By: Randy Riales, Director of Compliance, The Cotton Board
These uncertain times have changed the way a lot of us do things. I for one am working from home for the first time, but The Cotton Board Compliance team has quickly adjusted to this “new normal” and continues to do our part to help move The Cotton Board forward in its mission.
My role with The Cotton Board involves overseeing the collection of assessment fees for The Cotton Research and Promotion Program and ensuring compliance. The Cotton Board Compliance staff that came before me developed many of the methods that we still use today to effectively receive and track assessments by comparing bales ginned to producer assessments received. Members of our Compliance team often remind me of the days when they had tall stacks of paper reports to manually input. There was a lot more field work then, and many miles were driven to get ginner and collecting handler reports. Even though they didn’t have the technology we have today, they helped build the solid foundation that has led to The Cotton Board’s stellar compliance track record.

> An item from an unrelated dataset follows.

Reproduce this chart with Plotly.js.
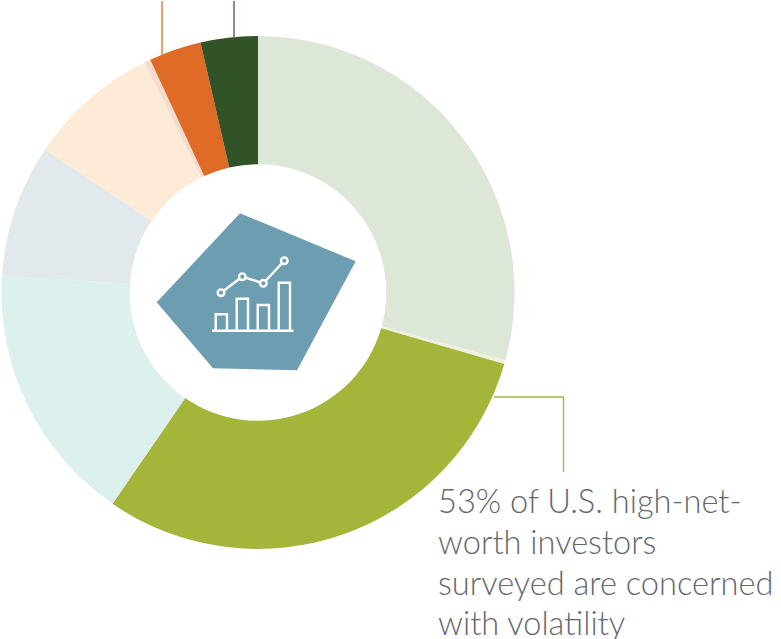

In 1990, there were two significant changes in assessment fee collections and compliance for The Cotton Board. First, producers voted to change the Cotton Research and Promotion Program assessment fees from voluntary to mandatory. The producer assessment rate was set $1 a bale plus ½ of one percent of the price of the cotton, the same rate that is in effect today. That same year, an amendment to the Cotton Research & Promotion Act of 1966 expanded the Program to include collecting assessments on the cotton content of imported apparel and other products. The importer assessment rate is equal to the producer assessment at a dollar a bale for cotton and cotton-containing products, plus a supplemental assessment that is equal to the weighted average price received by the producer for the previous year.
On the producer level, the first buyer of the cotton is responsible for collecting and remitting the assessment fees. The buyer is often referred to as the “first handler” or “collecting handler.” Collecting handlers may be individuals, gins, cooperative marketing associations, cotton shippers, or any person that accepts a bale of cotton from the producer under an agreement providing for the marketing of the cotton. For importers, U.S. Customs and Border Protection collects and wires the assessment fee collections to The Cotton Board, and they submit a report monthly of all import activity for cotton.
In the past few years, The Cotton Board Compliance department has teamed up with the Information Technology (I.T.) team to advance the use of electronic reporting. The Cotton Board developed a fast, user- friendly electronic reporting system that was released this past year. The new system helps us be more efficient and effective and has drastically reduced the number of paper reports we receive. Collecting handlers can now electronically and securely submit their monthly reports, which contain the producer name, address, bales, assessments, crop year and gin used. Cotton ginners can electronically submit their End-of-Season ginning report that details the producer name, address, and numbers of bales ginned. We send monthly reminders, make phones calls and if necessary, make field visits to facilitate compliance.
Another helpful addition of technology in compliance was the development of an application by our I.T. team that electronically houses all collecting handler and ginning report information into a database. The application allows us the option to run a multitude of reports and can break the information down to a state level, county level, gin level and producer level.
As we go forward in this new crop year, I am hopeful that the new technology put in place will be beneficial to all.